>>>>>

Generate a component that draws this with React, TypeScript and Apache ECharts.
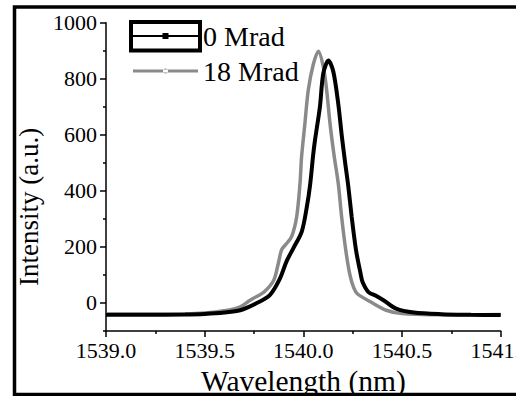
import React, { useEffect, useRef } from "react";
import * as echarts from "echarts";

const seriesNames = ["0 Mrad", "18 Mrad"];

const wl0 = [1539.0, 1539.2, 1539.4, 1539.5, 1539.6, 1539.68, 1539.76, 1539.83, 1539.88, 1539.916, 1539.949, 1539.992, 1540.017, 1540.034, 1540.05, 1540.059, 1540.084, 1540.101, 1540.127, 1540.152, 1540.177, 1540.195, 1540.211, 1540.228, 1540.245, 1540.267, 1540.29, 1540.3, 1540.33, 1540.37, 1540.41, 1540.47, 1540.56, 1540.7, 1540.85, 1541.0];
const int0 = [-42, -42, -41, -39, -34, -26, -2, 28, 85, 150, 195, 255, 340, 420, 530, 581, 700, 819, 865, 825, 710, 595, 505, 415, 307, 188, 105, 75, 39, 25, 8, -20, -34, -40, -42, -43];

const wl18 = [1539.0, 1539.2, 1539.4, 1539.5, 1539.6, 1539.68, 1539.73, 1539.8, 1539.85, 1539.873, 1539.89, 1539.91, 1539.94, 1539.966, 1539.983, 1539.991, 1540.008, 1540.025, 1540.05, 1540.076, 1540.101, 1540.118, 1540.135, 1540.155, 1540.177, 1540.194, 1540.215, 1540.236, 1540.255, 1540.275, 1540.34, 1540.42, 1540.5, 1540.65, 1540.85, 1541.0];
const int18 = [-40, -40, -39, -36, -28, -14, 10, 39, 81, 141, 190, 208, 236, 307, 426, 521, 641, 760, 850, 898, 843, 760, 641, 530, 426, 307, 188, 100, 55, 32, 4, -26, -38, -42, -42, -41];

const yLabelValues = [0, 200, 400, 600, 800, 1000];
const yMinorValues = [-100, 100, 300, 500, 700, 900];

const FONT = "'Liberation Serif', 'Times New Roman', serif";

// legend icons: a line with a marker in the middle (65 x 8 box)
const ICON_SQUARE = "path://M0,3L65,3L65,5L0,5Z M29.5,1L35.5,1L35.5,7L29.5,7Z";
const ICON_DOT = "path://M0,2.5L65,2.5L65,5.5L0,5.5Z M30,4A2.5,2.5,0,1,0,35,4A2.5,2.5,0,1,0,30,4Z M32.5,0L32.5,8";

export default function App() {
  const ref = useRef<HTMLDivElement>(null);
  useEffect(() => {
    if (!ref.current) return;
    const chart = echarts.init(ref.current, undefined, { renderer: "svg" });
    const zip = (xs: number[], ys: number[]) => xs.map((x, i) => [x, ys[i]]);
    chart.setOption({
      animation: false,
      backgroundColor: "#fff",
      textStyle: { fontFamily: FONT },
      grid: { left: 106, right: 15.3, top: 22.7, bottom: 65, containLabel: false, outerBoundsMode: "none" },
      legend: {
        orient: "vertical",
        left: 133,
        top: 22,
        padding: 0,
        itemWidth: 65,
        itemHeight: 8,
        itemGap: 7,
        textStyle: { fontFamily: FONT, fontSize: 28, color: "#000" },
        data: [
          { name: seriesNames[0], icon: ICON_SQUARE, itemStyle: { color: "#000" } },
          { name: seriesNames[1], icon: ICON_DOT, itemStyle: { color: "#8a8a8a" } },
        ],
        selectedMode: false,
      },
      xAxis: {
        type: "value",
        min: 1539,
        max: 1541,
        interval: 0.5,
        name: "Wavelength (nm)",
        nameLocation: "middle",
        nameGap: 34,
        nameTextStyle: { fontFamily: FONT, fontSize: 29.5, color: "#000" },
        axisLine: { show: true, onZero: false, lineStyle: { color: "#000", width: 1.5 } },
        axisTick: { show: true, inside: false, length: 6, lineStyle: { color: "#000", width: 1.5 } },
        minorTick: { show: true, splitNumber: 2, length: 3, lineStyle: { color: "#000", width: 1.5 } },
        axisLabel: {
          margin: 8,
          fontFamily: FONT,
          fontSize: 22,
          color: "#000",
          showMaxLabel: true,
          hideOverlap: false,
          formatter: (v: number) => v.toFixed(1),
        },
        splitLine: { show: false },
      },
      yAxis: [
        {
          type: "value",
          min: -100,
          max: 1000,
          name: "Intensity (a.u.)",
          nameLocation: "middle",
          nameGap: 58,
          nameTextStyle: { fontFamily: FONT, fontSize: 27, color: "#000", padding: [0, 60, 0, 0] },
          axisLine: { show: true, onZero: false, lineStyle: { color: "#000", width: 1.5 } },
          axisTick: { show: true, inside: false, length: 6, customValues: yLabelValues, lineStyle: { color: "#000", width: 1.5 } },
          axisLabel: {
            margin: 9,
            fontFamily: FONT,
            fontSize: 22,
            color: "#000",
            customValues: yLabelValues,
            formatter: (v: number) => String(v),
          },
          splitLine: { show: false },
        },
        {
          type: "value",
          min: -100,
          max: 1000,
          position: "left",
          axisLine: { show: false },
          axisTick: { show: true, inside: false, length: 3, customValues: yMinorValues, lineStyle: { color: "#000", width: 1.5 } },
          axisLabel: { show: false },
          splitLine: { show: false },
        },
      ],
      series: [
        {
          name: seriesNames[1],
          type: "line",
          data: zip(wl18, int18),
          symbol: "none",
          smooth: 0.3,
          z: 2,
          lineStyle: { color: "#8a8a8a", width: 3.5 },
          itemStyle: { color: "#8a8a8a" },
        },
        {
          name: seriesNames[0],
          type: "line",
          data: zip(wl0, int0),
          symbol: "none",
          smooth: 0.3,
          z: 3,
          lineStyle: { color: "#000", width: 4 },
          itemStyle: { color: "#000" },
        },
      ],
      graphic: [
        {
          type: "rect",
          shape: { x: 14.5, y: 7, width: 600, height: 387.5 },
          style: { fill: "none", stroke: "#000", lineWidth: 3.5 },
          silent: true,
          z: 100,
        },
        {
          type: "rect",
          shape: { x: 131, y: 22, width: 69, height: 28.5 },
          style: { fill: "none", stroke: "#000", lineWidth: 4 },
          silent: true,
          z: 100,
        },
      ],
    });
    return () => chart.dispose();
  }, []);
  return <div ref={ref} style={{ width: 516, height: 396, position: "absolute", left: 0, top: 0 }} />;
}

<<<<<

**Work instructions**: Copy the whole listing above word for word but do not carry over the pictures.

**Exercise solution**:
Generate a component that draws this with React, TypeScript and Apache ECharts.
import React, { useEffect, useRef } from "react";
import * as echarts from "echarts";

const seriesNames = ["0 Mrad", "18 Mrad"];

const wl0 = [1539.0, 1539.2, 1539.4, 1539.5, 1539.6, 1539.68, 1539.76, 1539.83, 1539.88, 1539.916, 1539.949, 1539.992, 1540.017, 1540.034, 1540.05, 1540.059, 1540.084, 1540.101, 1540.127, 1540.152, 1540.177, 1540.195, 1540.211, 1540.228, 1540.245, 1540.267, 1540.29, 1540.3, 1540.33, 1540.37, 1540.41, 1540.47, 1540.56, 1540.7, 1540.85, 1541.0];
const int0 = [-42, -42, -41, -39, -34, -26, -2, 28, 85, 150, 195, 255, 340, 420, 530, 581, 700, 819, 865, 825, 710, 595, 505, 415, 307, 188, 105, 75, 39, 25, 8, -20, -34, -40, -42, -43];

const wl18 = [1539.0, 1539.2, 1539.4, 1539.5, 1539.6, 1539.68, 1539.73, 1539.8, 1539.85, 1539.873, 1539.89, 1539.91, 1539.94, 1539.966, 1539.983, 1539.991, 1540.008, 1540.025, 1540.05, 1540.076, 1540.101, 1540.118, 1540.135, 1540.155, 1540.177, 1540.194, 1540.215, 1540.236, 1540.255, 1540.275, 1540.34, 1540.42, 1540.5, 1540.65, 1540.85, 1541.0];
const int18 = [-40, -40, -39, -36, -28, -14, 10, 39, 81, 141, 190, 208, 236, 307, 426, 521, 641, 760, 850, 898, 843, 760, 641, 530, 426, 307, 188, 100, 55, 32, 4, -26, -38, -42, -42, -41];

const yLabelValues = [0, 200, 400, 600, 800, 1000];
const yMinorValues = [-100, 100, 300, 500, 700, 900];

const FONT = "'Liberation Serif', 'Times New Roman', serif";

// legend icons: a line with a marker in the middle (65 x 8 box)
const ICON_SQUARE = "path://M0,3L65,3L65,5L0,5Z M29.5,1L35.5,1L35.5,7L29.5,7Z";
const ICON_DOT = "path://M0,2.5L65,2.5L65,5.5L0,5.5Z M30,4A2.5,2.5,0,1,0,35,4A2.5,2.5,0,1,0,30,4Z M32.5,0L32.5,8";

export default function App() {
  const ref = useRef<HTMLDivElement>(null);
  useEffect(() => {
    if (!ref.current) return;
    const chart = echarts.init(ref.current, undefined, { renderer: "svg" });
    const zip = (xs: number[], ys: number[]) => xs.map((x, i) => [x, ys[i]]);
    chart.setOption({
      animation: false,
      backgroundColor: "#fff",
      textStyle: { fontFamily: FONT },
      grid: { left: 106, right: 15.3, top: 22.7, bottom: 65, containLabel: false, outerBoundsMode: "none" },
      legend: {
        orient: "vertical",
        left: 133,
        top: 22,
        padding: 0,
        itemWidth: 65,
        itemHeight: 8,
        itemGap: 7,
        textStyle: { fontFamily: FONT, fontSize: 28, color: "#000" },
        data: [
          { name: seriesNames[0], icon: ICON_SQUARE, itemStyle: { color: "#000" } },
          { name: seriesNames[1], icon: ICON_DOT, itemStyle: { color: "#8a8a8a" } },
        ],
        selectedMode: false,
      },
      xAxis: {
        type: "value",
        min: 1539,
        max: 1541,
        interval: 0.5,
        name: "Wavelength (nm)",
        nameLocation: "middle",
        nameGap: 34,
        nameTextStyle: { fontFamily: FONT, fontSize: 29.5, color: "#000" },
        axisLine: { show: true, onZero: false, lineStyle: { color: "#000", width: 1.5 } },
        axisTick: { show: true, inside: false, length: 6, lineStyle: { color: "#000", width: 1.5 } },
        minorTick: { show: true, splitNumber: 2, length: 3, lineStyle: { color: "#000", width: 1.5 } },
        axisLabel: {
          margin: 8,
          fontFamily: FONT,
          fontSize: 22,
          color: "#000",
          showMaxLabel: true,
          hideOverlap: false,
          formatter: (v: number) => v.toFixed(1),
        },
        splitLine: { show: false },
      },
      yAxis: [
        {
          type: "value",
          min: -100,
          max: 1000,
          name: "Intensity (a.u.)",
          nameLocation: "middle",
          nameGap: 58,
          nameTextStyle: { fontFamily: FONT, fontSize: 27, color: "#000", padding: [0, 60, 0, 0] },
          axisLine: { show: true, onZero: false, lineStyle: { color: "#000", width: 1.5 } },
          axisTick: { show: true, inside: false, length: 6, customValues: yLabelValues, lineStyle: { color: "#000", width: 1.5 } },
          axisLabel: {
            margin: 9,
            fontFamily: FONT,
            fontSize: 22,
            color: "#000",
            customValues: yLabelValues,
            formatter: (v: number) => String(v),
          },
          splitLine: { show: false },
        },
        {
          type: "value",
          min: -100,
          max: 1000,
          position: "left",
          axisLine: { show: false },
          axisTick: { show: true, inside: false, length: 3, customValues: yMinorValues, lineStyle: { color: "#000", width: 1.5 } },
          axisLabel: { show: false },
          splitLine: { show: false },
        },
      ],
      series: [
        {
          name: seriesNames[1],
          type: "line",
          data: zip(wl18, int18),
          symbol: "none",
          smooth: 0.3,
          z: 2,
          lineStyle: { color: "#8a8a8a", width: 3.5 },
          itemStyle: { color: "#8a8a8a" },
        },
        {
          name: seriesNames[0],
          type: "line",
          data: zip(wl0, int0),
          symbol: "none",
          smooth: 0.3,
          z: 3,
          lineStyle: { color: "#000", width: 4 },
          itemStyle: { color: "#000" },
        },
      ],
      graphic: [
        {
          type: "rect",
          shape: { x: 14.5, y: 7, width: 600, height: 387.5 },
          style: { fill: "none", stroke: "#000", lineWidth: 3.5 },
          silent: true,
          z: 100,
        },
        {
          type: "rect",
          shape: { x: 131, y: 22, width: 69, height: 28.5 },
          style: { fill: "none", stroke: "#000", lineWidth: 4 },
          silent: true,
          z: 100,
        },
      ],
    });
    return () => chart.dispose();
  }, []);
  return <div ref={ref} style={{ width: 516, height: 396, position: "absolute", left: 0, top: 0 }} />;
}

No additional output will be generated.